◆ Data rows:
------------------------------------------------------------

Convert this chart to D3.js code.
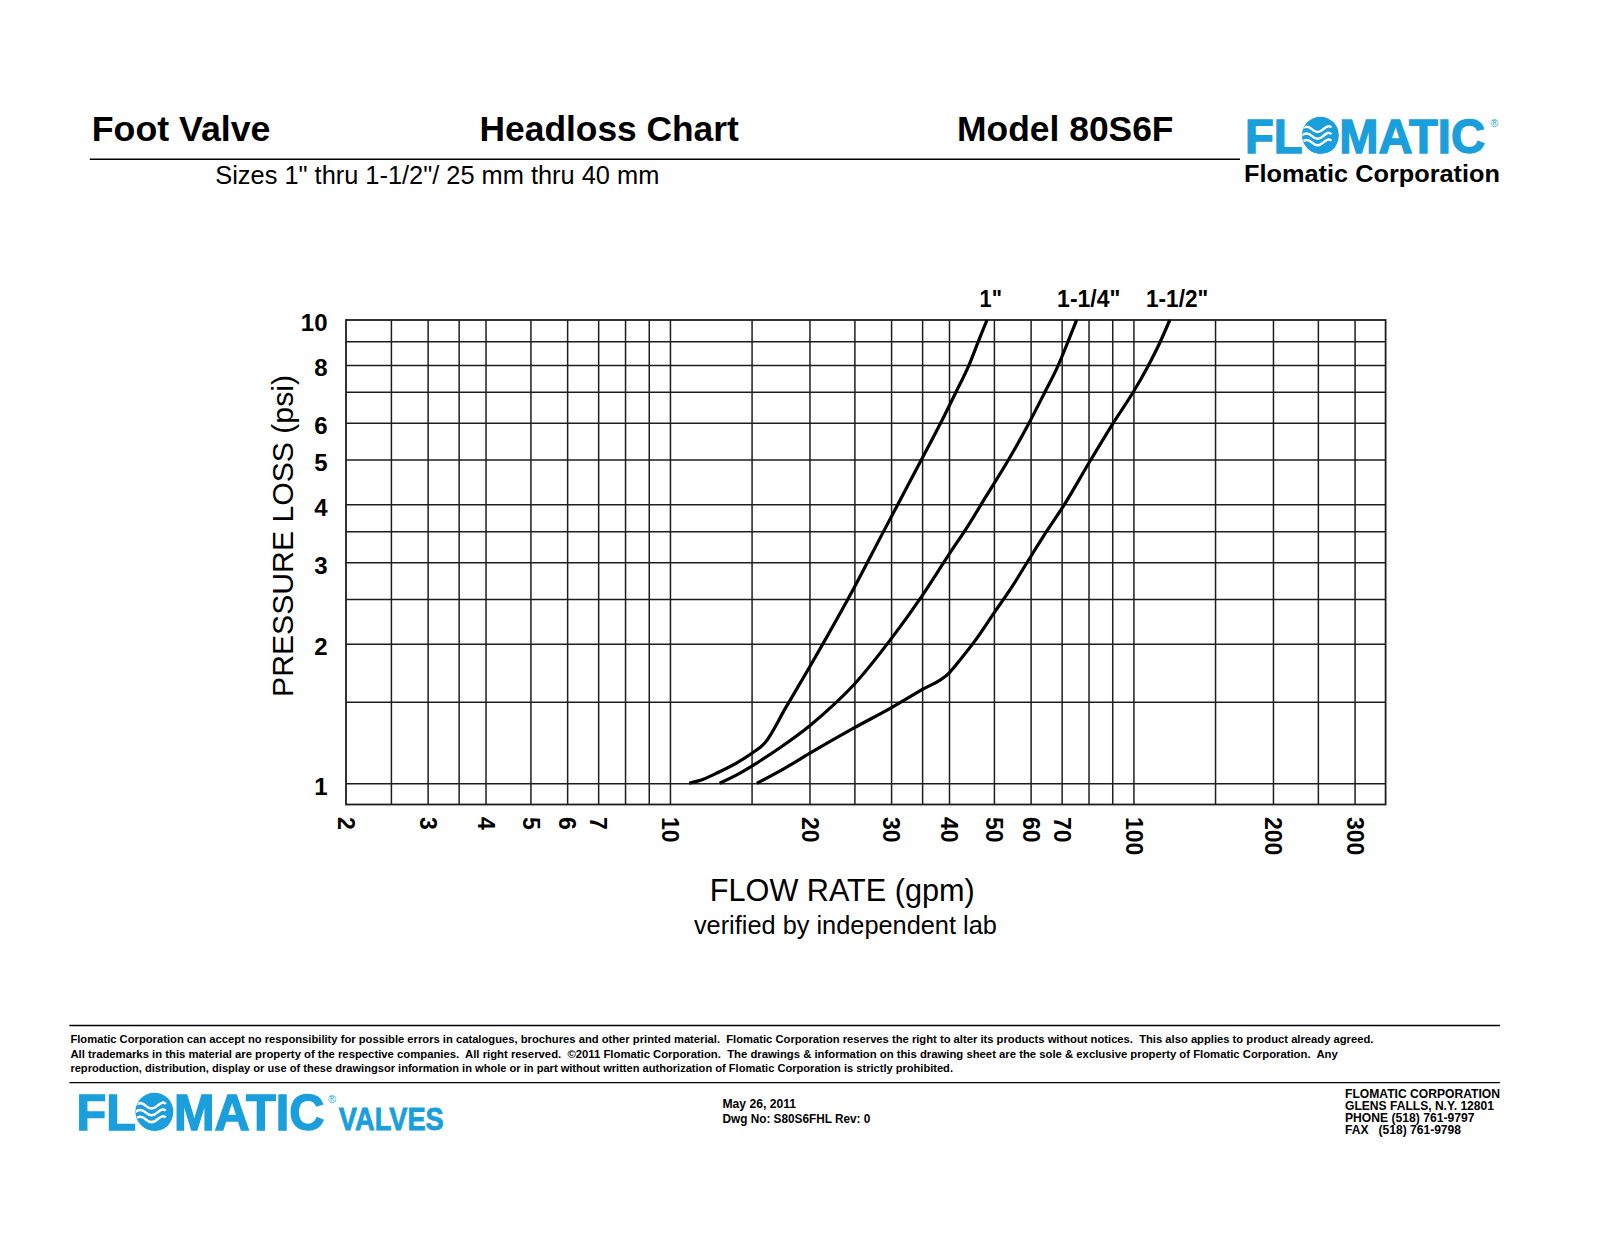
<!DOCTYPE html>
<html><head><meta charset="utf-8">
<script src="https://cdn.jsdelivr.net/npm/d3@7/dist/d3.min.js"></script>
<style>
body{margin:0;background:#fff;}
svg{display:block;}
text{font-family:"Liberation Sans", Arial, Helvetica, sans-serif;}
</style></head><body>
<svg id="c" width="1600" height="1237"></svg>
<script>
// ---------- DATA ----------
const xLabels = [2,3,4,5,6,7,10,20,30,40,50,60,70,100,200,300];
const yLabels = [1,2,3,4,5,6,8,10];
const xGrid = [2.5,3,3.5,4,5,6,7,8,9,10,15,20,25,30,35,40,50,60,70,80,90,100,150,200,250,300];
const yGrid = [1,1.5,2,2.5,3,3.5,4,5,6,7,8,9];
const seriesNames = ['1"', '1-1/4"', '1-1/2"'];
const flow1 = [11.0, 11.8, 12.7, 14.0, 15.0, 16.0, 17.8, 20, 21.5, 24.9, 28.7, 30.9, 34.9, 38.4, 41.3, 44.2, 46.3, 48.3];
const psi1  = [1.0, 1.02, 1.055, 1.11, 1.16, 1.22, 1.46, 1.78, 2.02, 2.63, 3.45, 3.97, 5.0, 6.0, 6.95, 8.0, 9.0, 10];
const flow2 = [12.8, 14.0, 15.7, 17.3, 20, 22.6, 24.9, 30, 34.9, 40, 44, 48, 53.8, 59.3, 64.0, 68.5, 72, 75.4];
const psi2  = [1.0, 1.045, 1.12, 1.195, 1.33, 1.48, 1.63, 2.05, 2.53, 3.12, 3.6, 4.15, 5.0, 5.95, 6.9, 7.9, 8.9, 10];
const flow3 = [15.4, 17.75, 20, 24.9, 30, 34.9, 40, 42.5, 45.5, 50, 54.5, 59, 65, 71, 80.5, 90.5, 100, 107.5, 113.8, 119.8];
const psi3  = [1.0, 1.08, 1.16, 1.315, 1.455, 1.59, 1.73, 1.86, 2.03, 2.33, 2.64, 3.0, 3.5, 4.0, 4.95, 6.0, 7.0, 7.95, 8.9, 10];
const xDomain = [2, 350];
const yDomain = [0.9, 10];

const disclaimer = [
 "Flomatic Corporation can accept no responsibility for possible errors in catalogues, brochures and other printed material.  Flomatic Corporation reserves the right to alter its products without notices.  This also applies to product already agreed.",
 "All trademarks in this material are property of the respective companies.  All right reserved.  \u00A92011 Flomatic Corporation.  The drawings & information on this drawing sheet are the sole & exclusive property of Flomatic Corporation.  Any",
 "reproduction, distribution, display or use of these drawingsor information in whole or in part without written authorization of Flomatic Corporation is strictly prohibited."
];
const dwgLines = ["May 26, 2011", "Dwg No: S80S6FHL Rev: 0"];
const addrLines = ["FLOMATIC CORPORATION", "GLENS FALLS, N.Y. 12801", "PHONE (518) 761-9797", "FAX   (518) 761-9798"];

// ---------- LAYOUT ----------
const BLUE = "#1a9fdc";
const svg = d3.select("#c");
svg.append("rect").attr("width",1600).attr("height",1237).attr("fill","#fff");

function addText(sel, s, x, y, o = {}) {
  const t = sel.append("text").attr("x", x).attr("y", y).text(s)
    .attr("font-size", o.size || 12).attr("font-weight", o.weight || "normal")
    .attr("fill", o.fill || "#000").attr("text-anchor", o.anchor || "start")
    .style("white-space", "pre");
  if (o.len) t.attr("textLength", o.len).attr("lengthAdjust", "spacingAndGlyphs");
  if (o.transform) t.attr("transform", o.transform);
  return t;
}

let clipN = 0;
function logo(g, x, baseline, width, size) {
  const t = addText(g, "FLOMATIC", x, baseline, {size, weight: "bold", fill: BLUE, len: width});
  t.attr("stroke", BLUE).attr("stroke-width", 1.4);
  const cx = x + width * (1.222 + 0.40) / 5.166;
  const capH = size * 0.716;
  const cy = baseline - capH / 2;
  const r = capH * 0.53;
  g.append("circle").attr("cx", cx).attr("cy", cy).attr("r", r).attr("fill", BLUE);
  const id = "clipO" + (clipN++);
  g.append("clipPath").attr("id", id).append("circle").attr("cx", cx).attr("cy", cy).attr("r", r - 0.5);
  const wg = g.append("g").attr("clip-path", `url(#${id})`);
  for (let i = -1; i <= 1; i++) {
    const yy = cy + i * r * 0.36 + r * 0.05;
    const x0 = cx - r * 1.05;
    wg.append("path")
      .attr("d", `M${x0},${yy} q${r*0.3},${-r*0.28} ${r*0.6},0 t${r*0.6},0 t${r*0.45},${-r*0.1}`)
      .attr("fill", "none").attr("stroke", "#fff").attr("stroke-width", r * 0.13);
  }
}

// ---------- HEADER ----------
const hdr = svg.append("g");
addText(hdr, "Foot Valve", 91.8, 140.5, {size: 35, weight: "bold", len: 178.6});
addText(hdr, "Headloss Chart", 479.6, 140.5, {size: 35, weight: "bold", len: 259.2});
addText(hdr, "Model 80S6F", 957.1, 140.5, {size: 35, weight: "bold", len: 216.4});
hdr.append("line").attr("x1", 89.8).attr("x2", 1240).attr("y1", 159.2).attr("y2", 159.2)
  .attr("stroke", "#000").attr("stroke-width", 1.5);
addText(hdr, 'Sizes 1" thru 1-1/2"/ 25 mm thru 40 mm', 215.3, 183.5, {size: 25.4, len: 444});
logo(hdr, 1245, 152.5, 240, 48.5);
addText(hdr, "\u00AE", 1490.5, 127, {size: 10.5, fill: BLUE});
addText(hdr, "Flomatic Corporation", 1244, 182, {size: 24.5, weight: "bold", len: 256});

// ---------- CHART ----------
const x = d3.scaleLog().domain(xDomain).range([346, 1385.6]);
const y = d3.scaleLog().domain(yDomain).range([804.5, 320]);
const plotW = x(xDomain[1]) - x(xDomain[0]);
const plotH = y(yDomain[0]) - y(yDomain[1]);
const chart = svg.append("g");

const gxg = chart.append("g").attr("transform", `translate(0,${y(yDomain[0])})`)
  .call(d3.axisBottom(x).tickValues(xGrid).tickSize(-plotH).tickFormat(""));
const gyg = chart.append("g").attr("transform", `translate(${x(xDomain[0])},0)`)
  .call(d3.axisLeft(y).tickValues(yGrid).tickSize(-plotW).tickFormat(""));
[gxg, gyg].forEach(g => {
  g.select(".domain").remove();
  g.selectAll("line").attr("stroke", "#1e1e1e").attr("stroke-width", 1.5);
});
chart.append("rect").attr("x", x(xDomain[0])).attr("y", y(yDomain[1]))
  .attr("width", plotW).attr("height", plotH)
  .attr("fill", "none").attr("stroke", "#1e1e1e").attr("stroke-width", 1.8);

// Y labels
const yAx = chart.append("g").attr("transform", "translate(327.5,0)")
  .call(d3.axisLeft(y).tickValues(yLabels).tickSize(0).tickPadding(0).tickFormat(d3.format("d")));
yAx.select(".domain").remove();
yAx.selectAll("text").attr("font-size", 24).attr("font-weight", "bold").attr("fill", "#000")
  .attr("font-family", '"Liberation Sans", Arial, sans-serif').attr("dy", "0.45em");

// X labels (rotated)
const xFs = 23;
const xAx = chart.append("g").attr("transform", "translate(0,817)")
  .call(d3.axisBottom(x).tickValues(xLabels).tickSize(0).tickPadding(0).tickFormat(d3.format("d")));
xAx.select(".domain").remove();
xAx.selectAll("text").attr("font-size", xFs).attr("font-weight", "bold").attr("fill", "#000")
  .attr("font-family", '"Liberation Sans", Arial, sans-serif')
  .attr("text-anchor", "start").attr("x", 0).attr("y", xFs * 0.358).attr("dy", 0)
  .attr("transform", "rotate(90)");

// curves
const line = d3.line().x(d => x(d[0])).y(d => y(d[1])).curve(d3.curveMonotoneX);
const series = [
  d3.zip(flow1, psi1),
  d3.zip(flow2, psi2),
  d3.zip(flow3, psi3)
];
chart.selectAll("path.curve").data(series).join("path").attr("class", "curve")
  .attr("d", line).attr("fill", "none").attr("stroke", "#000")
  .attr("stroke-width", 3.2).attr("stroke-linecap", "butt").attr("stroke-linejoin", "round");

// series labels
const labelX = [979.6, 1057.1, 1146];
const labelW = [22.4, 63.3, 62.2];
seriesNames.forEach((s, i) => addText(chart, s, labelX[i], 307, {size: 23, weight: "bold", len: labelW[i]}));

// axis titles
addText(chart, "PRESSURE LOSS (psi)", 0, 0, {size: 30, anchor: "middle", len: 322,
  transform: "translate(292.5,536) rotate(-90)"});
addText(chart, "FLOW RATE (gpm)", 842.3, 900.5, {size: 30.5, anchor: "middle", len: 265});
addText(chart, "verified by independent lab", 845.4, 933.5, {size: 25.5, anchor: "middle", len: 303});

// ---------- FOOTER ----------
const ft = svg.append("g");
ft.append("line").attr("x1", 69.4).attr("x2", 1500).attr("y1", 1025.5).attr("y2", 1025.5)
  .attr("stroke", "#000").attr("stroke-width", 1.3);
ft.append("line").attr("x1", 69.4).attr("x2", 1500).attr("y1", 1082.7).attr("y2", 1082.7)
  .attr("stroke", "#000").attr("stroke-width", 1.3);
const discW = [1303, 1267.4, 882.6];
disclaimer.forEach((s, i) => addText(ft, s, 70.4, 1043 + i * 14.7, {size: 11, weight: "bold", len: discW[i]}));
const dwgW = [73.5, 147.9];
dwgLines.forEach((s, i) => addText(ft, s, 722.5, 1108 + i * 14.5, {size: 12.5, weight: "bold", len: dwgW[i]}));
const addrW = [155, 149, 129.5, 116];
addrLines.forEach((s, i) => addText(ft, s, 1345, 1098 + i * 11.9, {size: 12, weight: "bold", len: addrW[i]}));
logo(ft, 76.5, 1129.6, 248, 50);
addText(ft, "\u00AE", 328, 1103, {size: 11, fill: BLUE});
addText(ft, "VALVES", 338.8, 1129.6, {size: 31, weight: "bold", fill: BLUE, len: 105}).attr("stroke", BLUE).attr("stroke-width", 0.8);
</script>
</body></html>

------------------------------------------------------------

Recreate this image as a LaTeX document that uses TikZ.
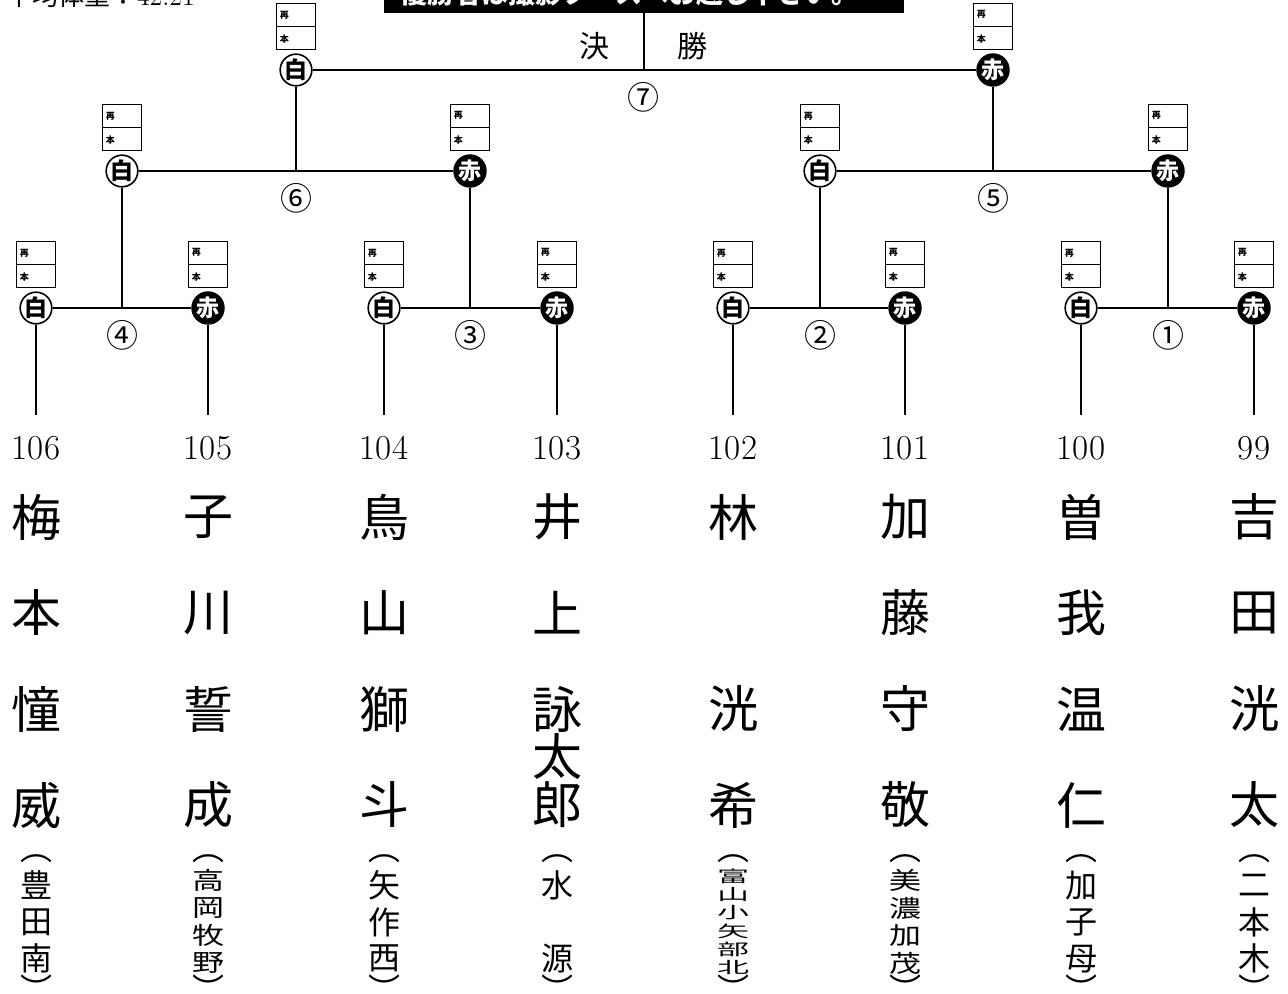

------------------------------------------------------------

◆ Work to complete: Only the lines from the one containing "Convert this chart to D3.js code." down to the one containing "const yDomain = [0.9, 10];" should be copied, exactly and with both ends kept. Drop the pictures.

◆ Exercise answer:
Convert this chart to D3.js code.
<!DOCTYPE html>
<html><head><meta charset="utf-8">
<script src="https://cdn.jsdelivr.net/npm/d3@7/dist/d3.min.js"></script>
<style>
body{margin:0;background:#fff;}
svg{display:block;}
text{font-family:"Liberation Sans", Arial, Helvetica, sans-serif;}
</style></head><body>
<svg id="c" width="1600" height="1237"></svg>
<script>
// ---------- DATA ----------
const xLabels = [2,3,4,5,6,7,10,20,30,40,50,60,70,100,200,300];
const yLabels = [1,2,3,4,5,6,8,10];
const xGrid = [2.5,3,3.5,4,5,6,7,8,9,10,15,20,25,30,35,40,50,60,70,80,90,100,150,200,250,300];
const yGrid = [1,1.5,2,2.5,3,3.5,4,5,6,7,8,9];
const seriesNames = ['1"', '1-1/4"', '1-1/2"'];
const flow1 = [11.0, 11.8, 12.7, 14.0, 15.0, 16.0, 17.8, 20, 21.5, 24.9, 28.7, 30.9, 34.9, 38.4, 41.3, 44.2, 46.3, 48.3];
const psi1  = [1.0, 1.02, 1.055, 1.11, 1.16, 1.22, 1.46, 1.78, 2.02, 2.63, 3.45, 3.97, 5.0, 6.0, 6.95, 8.0, 9.0, 10];
const flow2 = [12.8, 14.0, 15.7, 17.3, 20, 22.6, 24.9, 30, 34.9, 40, 44, 48, 53.8, 59.3, 64.0, 68.5, 72, 75.4];
const psi2  = [1.0, 1.045, 1.12, 1.195, 1.33, 1.48, 1.63, 2.05, 2.53, 3.12, 3.6, 4.15, 5.0, 5.95, 6.9, 7.9, 8.9, 10];
const flow3 = [15.4, 17.75, 20, 24.9, 30, 34.9, 40, 42.5, 45.5, 50, 54.5, 59, 65, 71, 80.5, 90.5, 100, 107.5, 113.8, 119.8];
const psi3  = [1.0, 1.08, 1.16, 1.315, 1.455, 1.59, 1.73, 1.86, 2.03, 2.33, 2.64, 3.0, 3.5, 4.0, 4.95, 6.0, 7.0, 7.95, 8.9, 10];
const xDomain = [2, 350];
const yDomain = [0.9, 10];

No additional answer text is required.